REPUBLIKA.CO.ID, JAKARTA -- Pengamat Politik Universitas Airlangga (Unair), Haryadi menilai sejumlah menteri yang ada di dalam kabinet Kerja pemerintahan Jokowi-JK saat ini bukan merupakan menteri pilihan Jokowi. Menurut dia, presiden berusaha menjaga hubungan dengan partai politik serta mengakomodasi kekuatan pendukung baik partai politik maupun pendukungnya yang berbasis relawan.
"Reshuffle pertama itu masih mengakomodasi kekuatan yang ada. Sesungguhnya kabinet yang ada sekarang dalam pandangan saya tidak sepenuhnya mereka itu menjadi all the president men. Bukan orang yang sungguh-sungguh dipilih dan diingini presiden secara otonom," kata Haryadi saat dihubungi, Senin (25/7).
Karena itu, ia menilai, perombakan kabinet atau reshuffle jilid II nantinya akan menjadi momentum yang tepat bagi Jokowi untuk memilih orang atau sosok menteri yang diinginkannya. Sehingga, diharapkan usai dilakukannya perombakan kabinet tak ada lagi kegaduhan yang dilakukan oleh para menterinya.

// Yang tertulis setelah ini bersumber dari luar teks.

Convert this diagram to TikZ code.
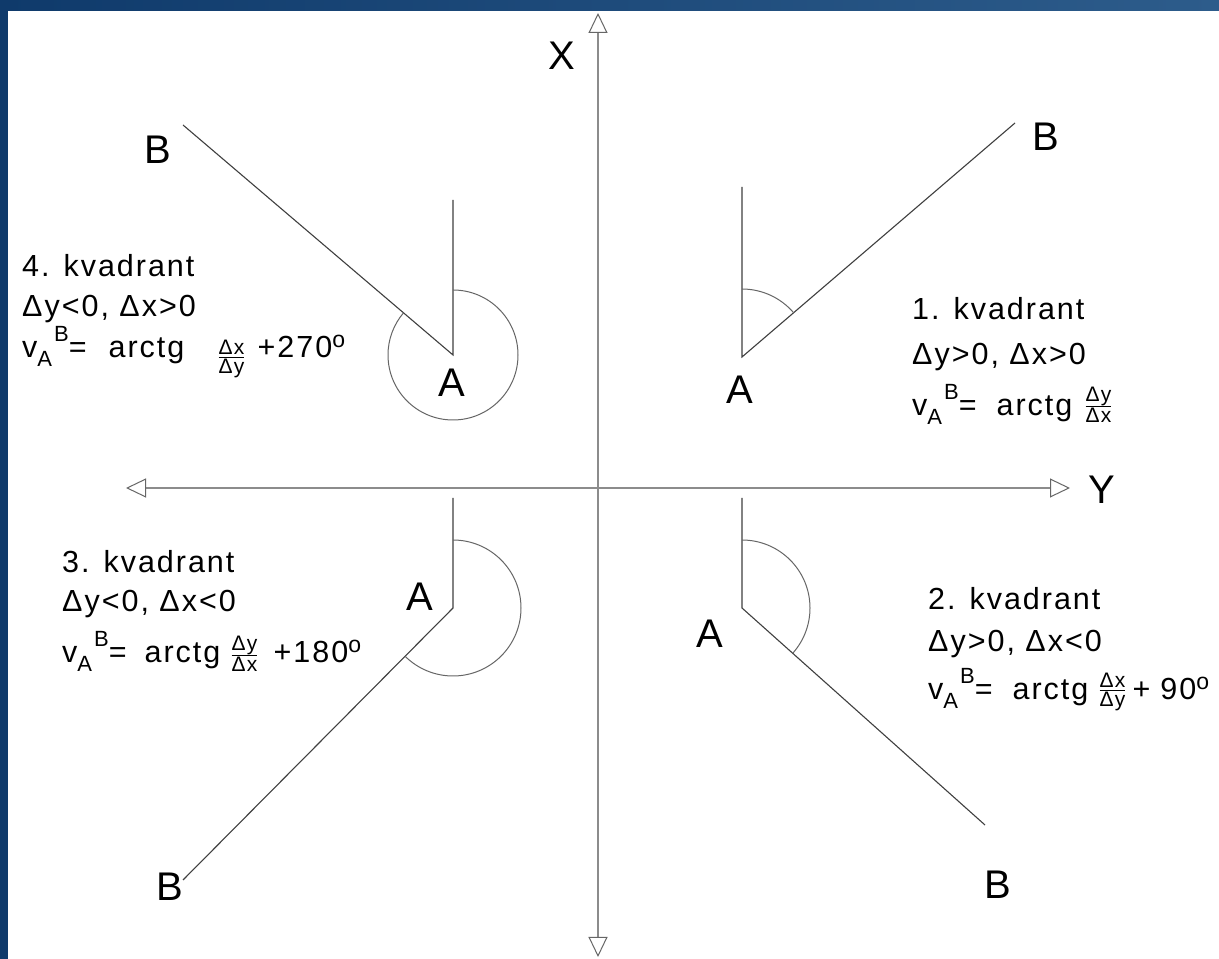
\documentclass[tikz,border=0pt]{standalone}
\usepackage{amsmath}
\usepackage{fontspec}
\setmainfont{Liberation Sans}
\newfontfamily\qfont[LetterSpace=6.5]{Liberation Sans}
\usetikzlibrary{arrows.meta,calc}
\definecolor{frameL}{HTML}{0F3A6B}
\definecolor{frameR}{HTML}{2D5C8B}
\newcommand\qtxt{\fontsize{30.5}{32}\qfont}
\newcommand\smtxt[1]{{\fontsize{22}{22}\selectfont #1}}
\newcommand\vAB{v\raisebox{-9pt}{\smtxt{A}}\kern2pt\raisebox{16pt}{\smtxt{B}}=}
\newcommand\qfr[3]{\raisebox{#1}{$\genfrac{}{}{0.7pt}{1}{\mbox{\fontsize{21}{21}\selectfont #2}}{\mbox{\fontsize{21}{21}\selectfont #3}}$}}
\newcommand\dego{\raisebox{10pt}{\fontsize{23}{23}\selectfont o}}
\tikzset{
  lbl/.style={font=\fontsize{40}{40}\selectfont, inner sep=0pt},
  qt/.style={font=\qtxt, inner sep=0pt, anchor=base west},
  axisline/.style={draw=black!45, line width=1.6pt,
    {Triangle[open,length=20pt,width=19pt,line width=1pt,color=black!60]}-{Triangle[open,length=20pt,width=19pt,line width=1pt,color=black!60]}},
  geo/.style={draw=black!75, line width=1.1pt},
  arcst/.style={draw=black!60, line width=1pt}
}
\begin{document}
\begin{tikzpicture}[x=1pt,y=1pt]
\useasboundingbox (0,0) rectangle (1219,959);
\clip (0,0) rectangle (1219,959);
\fill[white] (0,0) rectangle (1219,959);
\fill[frameL] (0,0) rectangle (8,959);
\shade[left color=frameL, right color=frameR] (0,948) rectangle (1219,959);

% axes
\coordinate (axB) at (598,2);
\coordinate (axT) at (598,946);
\coordinate (axL) at (126,471);
\coordinate (axR) at (1070,471);
\draw[axisline] (axB) -- (axT);
\draw[axisline] (axL) -- (axR);
\node[lbl] (lx) at (562,903) {X};
\node[lbl] (ly) at (1102,469) {Y};

% quadrant 1
\coordinate (v1) at (742,602);
\coordinate (t1) at (742,772);
\coordinate (e1) at (1015,836);
\draw[geo] (t1) -- (v1) -- (e1);
\draw[arcst] ($(v1)+(90:68pt)$) arc[start angle=90, end angle=40.6, radius=68pt];
\node[lbl] (a1) at (740,569) {A};
\node[lbl] (b1) at (1046,822) {B};
\node[qt] (q1a) at (912,639) {1. kvadrant};
\node[qt] (q1b) at (912,594) {Δy>0, Δx>0};
\node[qt] (q1c) at (912,543) {\vAB\hspace{20pt}arctg\hspace{12pt}\qfr{3pt}{Δy}{Δx}};

% quadrant 4
\coordinate (v4) at (453,604);
\coordinate (t4) at (453,759);
\coordinate (e4) at (183,834);
\draw[geo] (t4) -- (v4) -- (e4);
\draw[arcst] ($(v4)+(90:65pt)$) arc[start angle=90, end angle=-220.4, radius=65pt];
\node[lbl] (a4) at (452,576) {A};
\node[lbl] (b4) at (158,809) {B};
\node[qt] (q4a) at (22,682) {4. kvadrant};
\node[qt] (q4b) at (22,642) {Δy<0, Δx>0};
\node[qt] (q4c) at (22,601) {\vAB\hspace{22pt}arctg\hspace{33pt}\qfr{-6pt}{Δx}{Δy}\hspace{12pt}+270\dego};

% quadrant 3
\coordinate (v3) at (453,351);
\coordinate (t3) at (453,461);
\coordinate (e3) at (183,79);
\draw[geo] (t3) -- (v3) -- (e3);
\draw[arcst] ($(v3)+(90:68pt)$) arc[start angle=90, end angle=-134.8, radius=68pt];
\node[lbl] (a3) at (420,362) {A};
\node[lbl] (b3) at (170,72) {B};
\node[qt] (q3a) at (62,386) {3. kvadrant};
\node[qt] (q3b) at (62,347) {Δy<0, Δx<0};
\node[qt] (q3c) at (62,296) {\vAB\hspace{18pt}arctg\hspace{10pt}\qfr{1pt}{Δy}{Δx}\hspace{15pt}+180\dego};

% quadrant 2
\coordinate (v2) at (742,351);
\coordinate (t2) at (742,461);
\coordinate (e2) at (985,134);
\draw[geo] (t2) -- (v2) -- (e2);
\draw[arcst] ($(v2)+(90:68pt)$) arc[start angle=90, end angle=-41.8, radius=68pt];
\node[lbl] (a2) at (710,325) {A};
\node[lbl] (b2) at (998,74) {B};
\node[qt] (q2a) at (928,349) {2. kvadrant};
\node[qt] (q2b) at (928,307) {Δy>0, Δx<0};
\node[qt] (q2c) at (928,259) {\vAB\hspace{20pt}arctg\hspace{10pt}\qfr{3pt}{Δx}{Δy}\hspace{6pt}+\hspace{10pt}90\dego};
\end{tikzpicture}
\end{document}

"Reshuffle yang akan datang mestinya harus lebih banyak mencerminkan, ini momentum bagi presiden untuk lebih banyak menetapkan mereka yang lebih masuk kategori all the president men. Ini saatnya. Seperti saat presiden menetapkan Kapolri. Yang akan datang ini setidaknya mendekati ideal sebagai orang-orang pilihan presiden," kata dia.
Selama ini, lanjut Haryadi, kerja pemerintahan Jokowi selalu terganggu oleh kegaduhan yang dilakukan oleh para menterinya. Sehingga, Jokowi harus bekerja ekstra guna melakukan langkah-langkah koordinasi secara langsung dengan para menterinya.
Menurut dia, dalam melakukan reshuffle, Jokowi akan mempertimbangkan kinerja menteri serta beban politik yang harus ditanggung presiden terhadap para menterinya dalam mengelola pemerintahan. Sehingga, tidak mempengaruhi optimalisasi kerja pemerintah.
"Tidak sekedar menyangkut kualitas kerja secara objektif, tapi juga dimensi-dimensi yang menempatkan seorang menteri itu seberapa dia tidak menjadi beban politik bagi presiden. Karena sekalipun kinerjanya bagus, tapi kalau jadi beban politik bagi presiden itu juga repot," kata Haryadi.
Saat akan melakukan perombakan kabinet untuk kedua kalinya nanti, Haryadi menyampaikan, presiden perlu memastikan para menterinya merupakan sosok yang berkomitmen serta berpengetahuan dalam merealisasikan program prioritas nawacita. Menurut dia, menteri-menteri saat ini dinilai kurang memiliki komitmen pada program nawacita.
"Cukup banyak menteri dalam kabinet sekarang tidak sekadar tidak punya komitmen pada nawacita, tapi bahkan tidak tahu nawacita," kata dia.